Recommended Watching
DUNE (2021)
This film is just plain beautiful. Well-scripted, well-cast, well-acted, beautifully filmed, and the effects are done so perfectly you’ll forget they’re CGI. True, the script does deviate from Frank Herbert’s original 1965 novel in ways that are in some cases trivial and in other cases significant, but in nearly all cases the deviations improve on the original material.
But…
It’s long. Holy mackerel, is it long! The running time on this one approaches three hours, and at that length it still makes it to only slightly past the halfway mark in the original novel. If you’re familiar with the original story—
Okay, I don’t want to hear any complaining about spoilers here. The original novel has been out since 1965 and won both the Hugo and Nebula awards. Even the damaged David Lynch film adaptation of the novel has been out for nearly 40 years. If you’re still in a position to be surprised by anything in this story, it’s your own fault. Were you also surprised when the titular ship in Titanic sank?

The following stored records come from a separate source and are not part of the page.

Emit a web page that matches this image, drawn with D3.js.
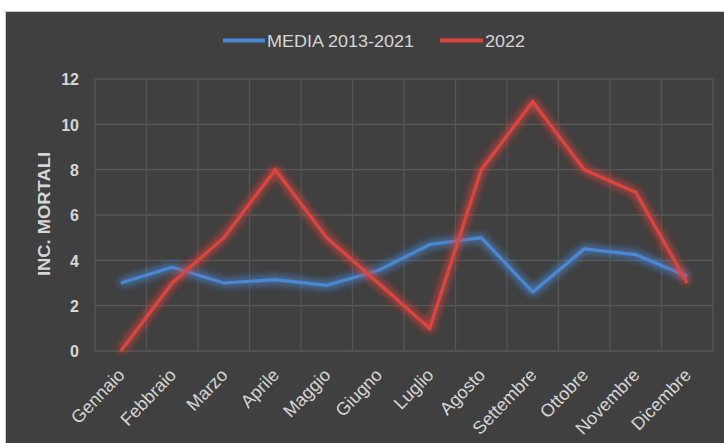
<!DOCTYPE html>
<html>
<head>
<meta charset="utf-8">
<script src="https://cdn.jsdelivr.net/npm/d3@7"></script>
<style>
  html, body { margin: 0; padding: 0; background: #ffffff; }
  svg { display: block; font-family: "Liberation Sans", Arial, sans-serif; }
</style>
</head>
<body>
<svg id="chart" width="724" height="443"></svg>
<script>
// Monthly fatal accidents: 2013-2021 average vs 2022
const months = ["Gennaio", "Febbraio", "Marzo", "Aprile", "Maggio", "Giugno",
                "Luglio", "Agosto", "Settembre", "Ottobre", "Novembre", "Dicembre"];
const media = [3.0, 3.7, 3.0, 3.15, 2.9, 3.55, 4.7, 5.0, 2.6, 4.5, 4.25, 3.3];
const anno2022 = [0, 3, 5, 8, 5, 3, 1, 8, 11, 8, 7, 3];
const yTicks = [0, 2, 4, 6, 8, 10, 12];
const seriesNames = ["MEDIA 2013-2021", "2022"];
const seriesColors = ["#4b87d2", "#db4540"];

const svg = d3.select("#chart");
const W = 724, H = 443;
const margin = { left: 95, right: 11, top: 79, bottom: 92 };
const textColor = "#d6d6d6";

// dark chart panel
svg.append("rect").attr("x", 5.5).attr("y", 11.5).attr("width", W - 5).attr("height", H - 11)
  .attr("fill", "#404040").attr("stroke", "#c8c8c8").attr("stroke-width", 1);

// soft glow around the series lines
const defs = svg.append("defs");
const glow = defs.append("filter").attr("id", "glow")
  .attr("x", "-10%").attr("y", "-20%").attr("width", "120%").attr("height", "140%");
glow.append("feGaussianBlur").attr("in", "SourceGraphic").attr("stdDeviation", 4).attr("result", "blur");
const merge = glow.append("feMerge");
merge.append("feMergeNode").attr("in", "blur");
merge.append("feMergeNode").attr("in", "blur");
merge.append("feMergeNode").attr("in", "SourceGraphic");

const x = d3.scaleBand().domain(months).range([margin.left, W - margin.right]);
const y = d3.scaleLinear().domain([0, 12]).range([H - margin.bottom, margin.top]);

// horizontal gridlines
svg.append("g").selectAll("line").data(yTicks).join("line")
  .attr("x1", margin.left).attr("x2", W - margin.right)
  .attr("y1", d => y(d)).attr("y2", d => y(d))
  .attr("stroke", "#5a5a5a").attr("stroke-width", 1.3);

// vertical gridlines at category boundaries
const bounds = months.map(m => x(m)).concat([W - margin.right]);
svg.append("g").selectAll("line").data(bounds).join("line")
  .attr("x1", d => d).attr("x2", d => d)
  .attr("y1", y(12)).attr("y2", y(0))
  .attr("stroke", "#555555").attr("stroke-width", 1.3);

// y axis labels
const yAxis = d3.axisLeft(y).tickValues(yTicks).tickSize(0).tickPadding(16);
const gy = svg.append("g").attr("transform", `translate(${margin.left},0)`).call(yAxis);
gy.select(".domain").remove();
gy.selectAll("text").attr("fill", textColor).attr("font-size", 16).attr("font-weight", "bold")
  .attr("font-family", "Liberation Sans, Arial, sans-serif").attr("dy", "0.36em");

// y axis title
svg.append("text")
  .attr("transform", `translate(49.5,${(y(0) + y(12)) / 2 - 1}) rotate(-90)`)
  .attr("text-anchor", "middle").attr("fill", textColor)
  .attr("font-size", 17).attr("font-weight", "bold")
  .attr("textLength", 124).attr("lengthAdjust", "spacingAndGlyphs")
  .text("INC. MORTALI");

// x axis labels, slanted
const xAxis = d3.axisBottom(x).tickSize(0).tickPadding(0);
const gx = svg.append("g").attr("transform", `translate(0,${y(0)})`).call(xAxis);
gx.select(".domain").remove();
gx.selectAll("text")
  .attr("fill", textColor).attr("font-size", 18)
  .attr("font-family", "Liberation Sans, Arial, sans-serif")
  .attr("text-anchor", "end")
  .attr("dy", null).attr("y", 0)
  .attr("transform", "translate(5,25) rotate(-46)");

// series lines
const line = d3.line().x((d, i) => x(months[i]) + x.bandwidth() / 2).y(d => y(d));
[media, anno2022].forEach((vals, k) => {
  svg.append("path").datum(vals)
    .attr("d", line).attr("fill", "none")
    .attr("stroke", seriesColors[k]).attr("stroke-width", 3.2)
    .attr("stroke-linejoin", "miter")
    .attr("filter", "url(#glow)");
});

// legend
const legend = svg.append("g").attr("transform", "translate(0,40.5)");
const legendItems = [{ x: 223, w: 42, tw: 147 }, { x: 440, w: 43, tw: 40 }];
seriesNames.forEach((name, k) => {
  const it = legendItems[k];
  legend.append("line").attr("x1", it.x).attr("x2", it.x + it.w).attr("y1", 0).attr("y2", 0)
    .attr("stroke", seriesColors[k]).attr("stroke-width", 4);
  legend.append("text").attr("x", it.x + it.w + 2).attr("y", 6)
    .attr("fill", textColor).attr("font-size", 16.5)
    .attr("textLength", it.tw).attr("lengthAdjust", "spacingAndGlyphs")
    .text(name);
});
</script>
</body>
</html>
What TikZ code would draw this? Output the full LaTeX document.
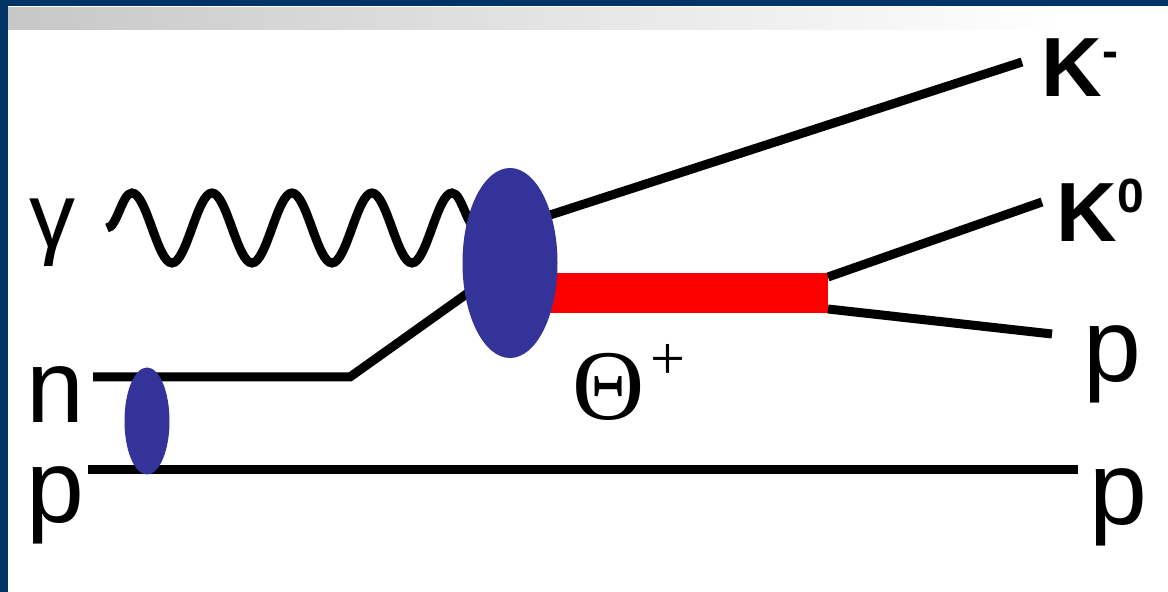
\documentclass[tikz,border=0pt]{standalone}
\usepackage{fontspec}
\setmainfont{Liberation Sans}
\newfontfamily\serifgr{Liberation Serif}
\usetikzlibrary{shapes.geometric, decorations.pathmorphing}
\definecolor{frameblue}{RGB}{0,51,102}
\definecolor{blobblue}{RGB}{51,51,153}
\definecolor{barred}{RGB}{252,0,0}
\newcommand{\kexp}[1]{\raisebox{14.5pt}{\fontsize{24}{24}\selectfont #1}}
\tikzset{
  blob/.style   ={ellipse, fill=blobblue, inner sep=0pt},
  leg/.style    ={line width=4.5pt, black},
  photon/.style ={line width=4.5pt, black, decorate, decoration={snake, segment length=40pt, amplitude=17.5pt}},
  resbar/.style ={line width=20pt, barred},
  plbl/.style   ={font=\fontsize{52}{60}\selectfont, inner sep=0pt},
  klbl/.style   ={font=\fontsize{42}{48}\selectfont\bfseries, inner sep=0pt},
}

\begin{document}
\begin{tikzpicture}[x=0.5pt, y=-0.5pt]
  \useasboundingbox (0,0) rectangle (1168,592);
  % frame
  \fill[white] (0,0) rectangle (1168,592);
  \fill[frameblue] (0,0) rectangle (1168,6);
  \fill[frameblue] (0,0) rectangle (8,592);
  \shade[left color=black!22, right color=white] (8,8) rectangle (1060,30);
  % vertices and free ends
  \coordinate (vc)  at (510,263);
  \coordinate (gs)  at (107,228);
  \coordinate (gv)  at (510,228);
  \coordinate (nin) at (93,377);
  \coordinate (nk)  at (350,377);
  \coordinate (pin) at (88,470);
  \coordinate (pout) at (1078,470);
  \coordinate (tb)  at (510,293);
  \coordinate (tv)  at (828,293);
  \coordinate (tvu) at (828,277);
  \coordinate (tvd) at (828,309);
  \coordinate (kme) at (1022,62);
  \coordinate (k0e) at (1042,202);
  \coordinate (pde) at (1052,334);
  % lines
  \draw[photon] (gs) -- (gv);
  \draw[leg] (gv) -- (kme);
  \draw[leg] (nin) -- (nk) -- (vc);
  \draw[leg] (pin) -- (pout);
  \draw[resbar] (tb) -- (tv);
  \draw[leg] (tvu) -- (k0e);
  \draw[leg] (tvd) -- (pde);
  % blobs
  \node[blob, minimum width=47.5pt, minimum height=95pt] (v) at (vc) {};
  \node[blob, minimum width=22.5pt, minimum height=53.5pt] (d) at (147,421) {};
  % labels
  \node[plbl, font=\fontsize{46}{56}\selectfont] (gam) at (53,233) {γ};
  \node[plbl, anchor=base west] (nlbl) at (26,423) {n};
  \node[plbl, anchor=base west] (plbl) at (26,523) {p};
  \node[plbl, anchor=base west] (pdlbl) at (1083,382) {p};
  \node[plbl, anchor=base west] (prlbl) at (1089,525) {p};
  \node[klbl, anchor=base west] (kmlbl) at (1041,97) {K\kexp{-}};
  \node[klbl, anchor=base west] (k0lbl) at (1056,242) {K\kexp{0}};
  \node[inner sep=0pt, anchor=base west, font=\serifgr\fontsize{50}{60}\selectfont] (thlbl) at (572,420)
    {Θ\kern3pt\raisebox{20pt}{\fontsize{31}{31}\selectfont +}};
\end{tikzpicture}
\end{document}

Back to the movie. It’s difficult to draw direct comparisons to the novel because Frank Herbert didn’t use chapters or chapter numbers, but in the Ace mass-market paperback I have on my desk right now the novel is 500 pages long (with an additional 50 or so pages of appendices and glossaries), and this movie ends with the scene on page 318, in which Paul and Jessica have been taken under Stilgar’s protection and provisionally accepted into the Fremen community.
Which means there’s nearly 200 more pages of novel waiting to be scripted, shot, and filmed, and Dune Part 2 is not scheduled to be released until October of 2023. It’s supposed to be a two-parter, but if the filmmakers keep to the pace they’ve established in this movie it may well turn into a trilogy.
Recommendation: If you have three hours to kill and don’t mind waiting a few years to see how it ends, this one is definitely worth streaming. If not…
Recommended Watching (?)
DUNE (1984)
David Lynch’s 1984 adaptation of Dune is… challenging. It’s probably best to think of this one as a marvelous buffet of cinematic junk food, from the same people who brought you Barbarella and the 1980 version of Flash Gordon. Parts of it are brilliant. Parts of it are awful. If you are familiar with the original novel, parts of it will leave you wondering, “Where the f*** did they find that in the book?”
Parts of it had me going back to the novel, to realize that yes, Frank Herbert did in fact write that scene exactly as it was filmed. The excessive use of voice-overs, for example, to reveal what characters were thinking: yes, Herbert was constantly switching points of view and diving into and out of his characters’ interior monologues.
Father, the sleeper wants to hit snooze!
Still, this one remains in my permanent collection and I bring it out every few years to watch again. For me it’s become a guilty pleasure; a great movie to watch when I just want to make a big bowl of popcorn and take my mind off the hook for a few hours. It’s a trippy artifact of its times, with some really impressive practical effects balanced off against some really terrible traveling matte shots, and every time I re-watch it I feel more strongly it’s a shame the writers for Star Trek: The Next Generation never gave Jean-Luc Piccard the line, “ATOMICS!” Patrick Stewart delivers it so well.
Ultimately, David Lynch’s 1984 adaptation of Dune belongs right up there the 1980 version of Flash Gordon. It’s loud, noisy, garish, stupid, over-the-top fun.
And sadly, it really highlights the fact that Toto was not Queen. One can only imagine what this movie would have been like with a really great big bombastic 1980s arena-rock score.
Recommendation: If you have an affinity for cheesy sci-fi, this one is an all-you-can-eat cheese plate. Bon appetit!